I dreamt that there was a contest (?) to spend a week at a sectioned off part of the White House, like a hotel.

I dreamt something about birthday and danger (ous).

Could Be My Husband

I asked again what the date is. I dreamt of going down an escalator and seeing three men walking my direction. One of them was portraying Joseph Smith. I think one of them was Brigham Young, but not sure. I started to get teary eyed and wanted to cry but didn’t want to cry there. They stopped at the store at the bottom of the escalator, facing the way they came, standing at the right side of the opening, slightly at an angle to the escalator. The other man was closer to the store.

When I got down I went over and hugged him, putting my head on his left shoulder. He said that he wasn’t allowed to do that so I brought my head up a bit. After several seconds he relaxed and gently put my head back down on his shoulder. He had put his hand on my jaw and I wondered if he felt any hair. We were the same height. 

I was thinking of asking him about “being” with Emma and the loss of the twins. I knew that was an inappropriate question and wasn’t really going to ask. 

I wanted to hug him longer but was consciously aware of his time and that there were probably others who wanted to see him. I was thinking that maybe he “could” be my husband.

I dreamt of the word “Lahuna” . I don’t remember if it was a name of a person or thing, or if it just was there.

I dreamt of a starship (if that’s what it’s called). I don’t know if it’s from Star Trek or Star Wars. It’s round in the back and has “pinchers” in front . There was a satellite coming at me and others who were there. It was night. Instead of hitting us, it stayed in the sky above us. This other spacecraft was there. 

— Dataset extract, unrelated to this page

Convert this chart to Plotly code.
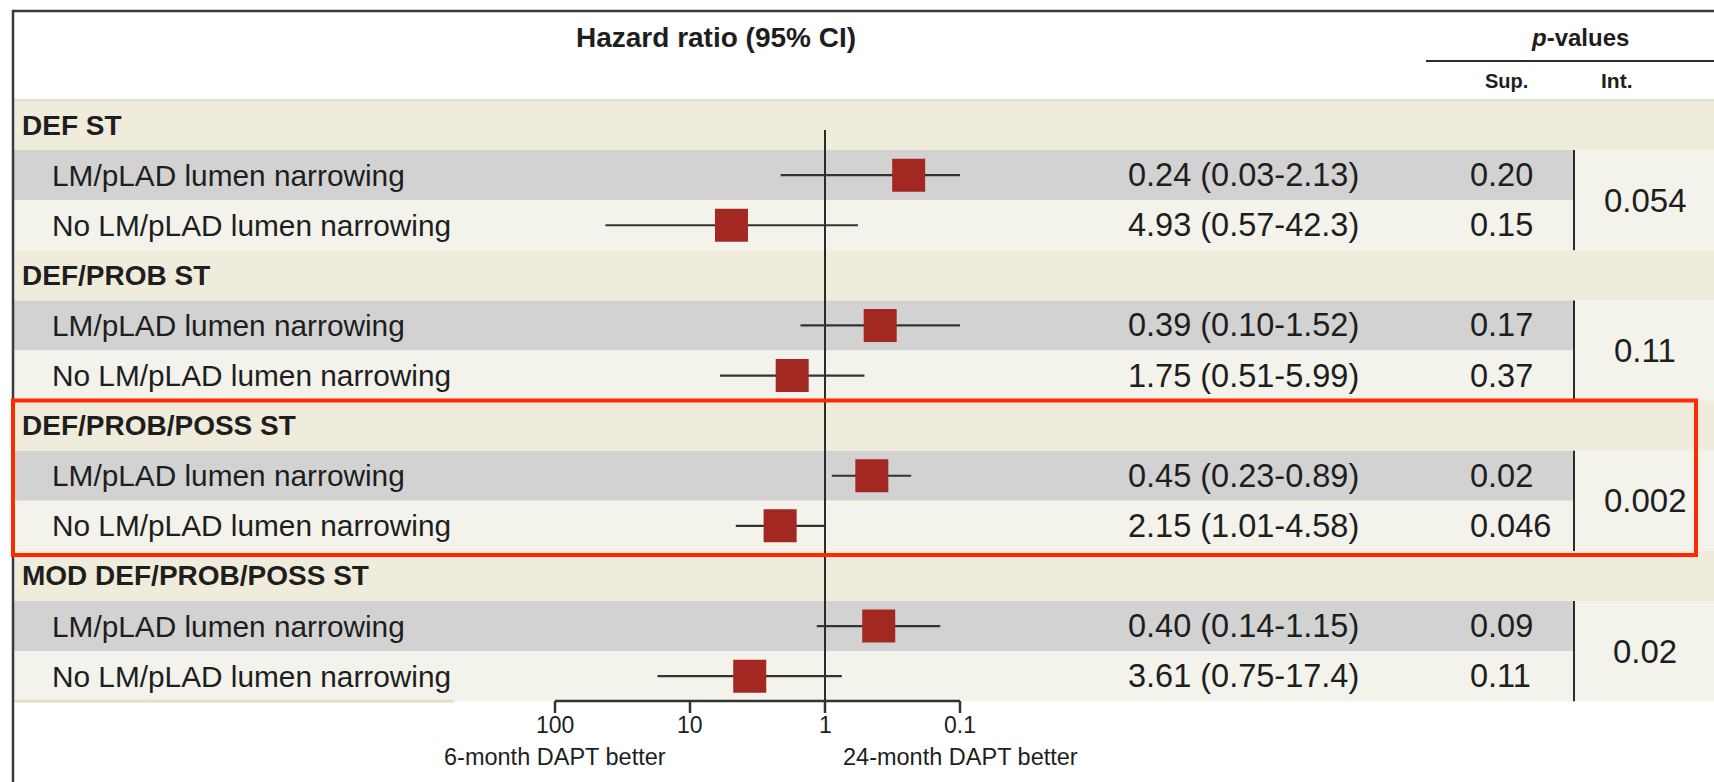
import numpy as np
import plotly.graph_objects as go

W, H = 1714, 782

# ---------------- data ----------------
groups = ["DEF ST", "DEF/PROB ST", "DEF/PROB/POSS ST", "MOD DEF/PROB/POSS ST"]
subgroups = ["LM/pLAD lumen narrowing", "No LM/pLAD lumen narrowing"]
hr = [0.24, 4.93, 0.39, 1.75, 0.45, 2.15, 0.40, 3.61]
ci_low = [0.03, 0.57, 0.10, 0.51, 0.23, 1.01, 0.14, 0.75]
ci_high = [2.13, 42.3, 1.52, 5.99, 0.89, 4.58, 1.15, 17.4]
hr_text = ["0.24 (0.03-2.13)", "4.93 (0.57-42.3)", "0.39 (0.10-1.52)", "1.75 (0.51-5.99)",
           "0.45 (0.23-0.89)", "2.15 (1.01-4.58)", "0.40 (0.14-1.15)", "3.61 (0.75-17.4)"]
p_sup = ["0.20", "0.15", "0.17", "0.37", "0.02", "0.046", "0.09", "0.11"]
p_int = ["0.054", "0.11", "0.002", "0.02"]
tick_vals = [100, 10, 1, 0.1]
tick_text = ["100", "10", "1", "0.1"]
side_labels = ["6-month DAPT better", "24-month DAPT better"]
side_label_at = [100, 0.1]
highlight_group = 2

# ---------------- geometry / style ----------------
BAND_TOP = 100.0
PITCH = 50.1
HR1_PX = 825.0
DECADE_PX = 135.0
XMIN_HR, XMAX_HR = 0.1, 100.0

def y_of_px(p):
    return (p - BAND_TOP) / PITCH - 0.5

def xp(p):
    return p / W

def yp(p):
    return 1 - p / H

x_range = [HR1_PX / DECADE_PX, -(W - HR1_PX) / DECADE_PX]
y_range = [y_of_px(H), y_of_px(0)]

C_HEAD = "#efecdc"
C_GRAY = "#d2d2d2"
C_LIGHT = "#f3f2eb"
C_LINE = "#2b2b2b"
C_SQ = "#a42822"
C_RED = "#ff2a00"

F_REG = "Liberation Sans, Arial, sans-serif"
F_BOLD = "Liberation Sans, Arial, sans-serif"
TXT = "#1e1e1e"

fig = go.Figure()
shapes = []
ann = []

n_rows = len(groups) * 3
row_of_sub = []
for gi in range(len(groups)):
    row_of_sub += [3 * gi + 1, 3 * gi + 2]

BRACKET_PX = 1574
LEFT_PX = 14

# bands
for r in range(n_rows):
    y0, y1 = r - 0.5, r + 0.5
    kind = r % 3
    if kind == 0:
        shapes.append(dict(type="rect", xref="paper", yref="y", x0=xp(LEFT_PX), x1=1, y0=y0, y1=y1,
                           fillcolor=C_HEAD, line_width=0, layer="below"))
    elif kind == 1:
        shapes.append(dict(type="rect", xref="paper", yref="y", x0=xp(LEFT_PX), x1=xp(BRACKET_PX), y0=y0, y1=y1,
                           fillcolor=C_GRAY, line_width=0, layer="below"))
        shapes.append(dict(type="rect", xref="paper", yref="y", x0=xp(BRACKET_PX), x1=1, y0=y0, y1=y1,
                           fillcolor=C_LIGHT, line_width=0, layer="below"))
    else:
        shapes.append(dict(type="rect", xref="paper", yref="y", x0=xp(LEFT_PX), x1=1, y0=y0, y1=y1,
                           fillcolor=C_LIGHT, line_width=0, layer="below"))

# separator under header area
shapes.append(dict(type="line", xref="paper", yref="y", x0=xp(LEFT_PX), x1=1, y0=-0.5, y1=-0.5,
                   line=dict(color="#e2dec6", width=2), layer="below"))
# beige line under last row (left part)
shapes.append(dict(type="line", xref="paper", yref="y", x0=xp(LEFT_PX), x1=xp(454),
                   y0=n_rows - 0.5, y1=n_rows - 0.5, line=dict(color="#e6e2c8", width=3), layer="below"))

# frame
shapes.append(dict(type="line", xref="paper", yref="paper", x0=xp(12), x1=1, y0=yp(11), y1=yp(11),
                   line=dict(color="#3a3a3a", width=2.5)))
shapes.append(dict(type="line", xref="paper", yref="paper", x0=xp(13), x1=xp(13), y0=yp(10), y1=0,
                   line=dict(color="#3a3a3a", width=2.5)))

# rule under p-values
shapes.append(dict(type="line", xref="paper", yref="paper", x0=xp(1426), x1=1, y0=yp(61), y1=yp(61),
                   line=dict(color="#2b2b2b", width=2)))

# interaction brackets
for gi in range(len(groups)):
    shapes.append(dict(type="line", xref="paper", yref="y", x0=xp(BRACKET_PX), x1=xp(BRACKET_PX),
                       y0=3 * gi + 0.5, y1=3 * gi + 2.5, line=dict(color=C_LINE, width=2)))

# highlight box
shapes.append(dict(type="rect", xref="paper", yref="y", x0=xp(13), x1=xp(1696),
                   y0=3 * highlight_group - 0.5, y1=3 * highlight_group + 2.58,
                   line=dict(color=C_RED, width=4), fillcolor="rgba(0,0,0,0)"))

# ---------------- forest traces ----------------
axis_y = y_of_px(701)
tick_len = 12 / PITCH

# reference line at HR = 1
fig.add_trace(go.Scatter(x=[1, 1], y=[y_of_px(130), axis_y + tick_len], mode="lines",
                         line=dict(color=C_LINE, width=2), hoverinfo="skip", showlegend=False))

# CI whiskers (clipped to the axis limits)
cx, cy = [], []
for i, r in enumerate(row_of_sub):
    lo = min(max(ci_low[i], XMIN_HR), XMAX_HR)
    hi = min(max(ci_high[i], XMIN_HR), XMAX_HR)
    cx += [lo, hi, None]
    cy += [r, r, None]
fig.add_trace(go.Scatter(x=cx, y=cy, mode="lines", line=dict(color="#333333", width=2.2),
                         hoverinfo="skip", showlegend=False))

# point estimates
fig.add_trace(go.Scatter(x=hr, y=row_of_sub, mode="markers",
                         marker=dict(symbol="square", size=33, color=C_SQ, line=dict(width=0)),
                         showlegend=False))

# bottom axis
fig.add_trace(go.Scatter(x=[max(tick_vals), min(tick_vals)], y=[axis_y, axis_y], mode="lines",
                         line=dict(color="#333333", width=2.5), hoverinfo="skip", showlegend=False))
tx, ty = [], []
for v in tick_vals:
    tx += [v, v, None]
    ty += [axis_y, axis_y + tick_len, None]
fig.add_trace(go.Scatter(x=tx, y=ty, mode="lines", line=dict(color="#333333", width=2.5),
                         hoverinfo="skip", showlegend=False))

for v, t in zip(tick_vals, tick_text):
    ann.append(dict(x=np.log10(v), y=y_of_px(725), xref="x", yref="y", text=t, showarrow=False,
                    xanchor="center", yanchor="middle",
                    font=dict(family=F_REG, size=23, color=TXT)))
for v, t in zip(side_label_at, side_labels):
    ann.append(dict(x=np.log10(v), y=y_of_px(757), xref="x", yref="y", text=t, showarrow=False,
                    xanchor="center", yanchor="middle",
                    font=dict(family=F_REG, size=23.5, color=TXT)))

# ---------------- text ----------------
ann.append(dict(x=xp(716), y=yp(38), xref="paper", yref="paper", text="<b>Hazard ratio (95% CI)</b>",
                showarrow=False, xanchor="center", yanchor="middle",
                font=dict(family=F_BOLD, size=28, color=TXT)))
ann.append(dict(x=xp(1580), y=yp(38), xref="paper", yref="paper", text="<b><i>p</i>-values</b>",
                showarrow=False, xanchor="center", yanchor="middle",
                font=dict(family=F_BOLD, size=24, color=TXT)))
ann.append(dict(x=xp(1506), y=yp(81), xref="paper", yref="paper", text="<b>Sup.</b>",
                showarrow=False, xanchor="center", yanchor="middle",
                font=dict(family=F_BOLD, size=20, color=TXT)))
ann.append(dict(x=xp(1617), y=yp(81), xref="paper", yref="paper", text="<b>Int.</b>",
                showarrow=False, xanchor="center", yanchor="middle",
                font=dict(family=F_BOLD, size=21, color=TXT)))

for gi, g in enumerate(groups):
    ann.append(dict(x=xp(20), y=3 * gi, xref="paper", yref="y", text="<b>" + g + "</b>",
                    showarrow=False, xanchor="left", yanchor="middle",
                    font=dict(family=F_BOLD, size=28, color=TXT)))
    ann.append(dict(x=xp(1645), y=3 * gi + 1.5, xref="paper", yref="y", text=p_int[gi],
                    showarrow=False, xanchor="center", yanchor="middle",
                    font=dict(family=F_REG, size=33, color=TXT)))

for i, r in enumerate(row_of_sub):
    ann.append(dict(x=xp(50), y=r, xref="paper", yref="y", text=subgroups[i % 2],
                    showarrow=False, xanchor="left", yanchor="middle",
                    font=dict(family=F_REG, size=29.8, color=TXT)))
    ann.append(dict(x=xp(1126), y=r, xref="paper", yref="y", text=hr_text[i],
                    showarrow=False, xanchor="left", yanchor="middle",
                    font=dict(family=F_REG, size=32.5, color=TXT)))
    ann.append(dict(x=xp(1468), y=r, xref="paper", yref="y", text=p_sup[i],
                    showarrow=False, xanchor="left", yanchor="middle",
                    font=dict(family=F_REG, size=32.5, color=TXT)))

fig.update_layout(
    width=W, height=H, autosize=False,
    margin=dict(l=0, r=0, t=0, b=0),
    paper_bgcolor="white", plot_bgcolor="white",
    xaxis=dict(type="log", range=x_range, visible=False, showgrid=False, zeroline=False, domain=[0, 1]),
    yaxis=dict(range=y_range, visible=False, showgrid=False, zeroline=False, domain=[0, 1]),
    shapes=shapes, annotations=ann, showlegend=False,
)

fig.write_html("out.html")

I dreamt of telling someone to “Respect them because they chose to live”. I was writing this on a black leather (?) bracelet (?), going down instead of across. I made the R a little too big and was wondering how I would get the whole word on. I don’t remember the beginning of the dream that got me to this point. 

I dreamt something about the family getting together for a celebration. Val was there with a baby. I asked her what it was like to have a baby at her age. I don’t remember her answer. 

I dreamt that puss came out of my left (?) ear piercing.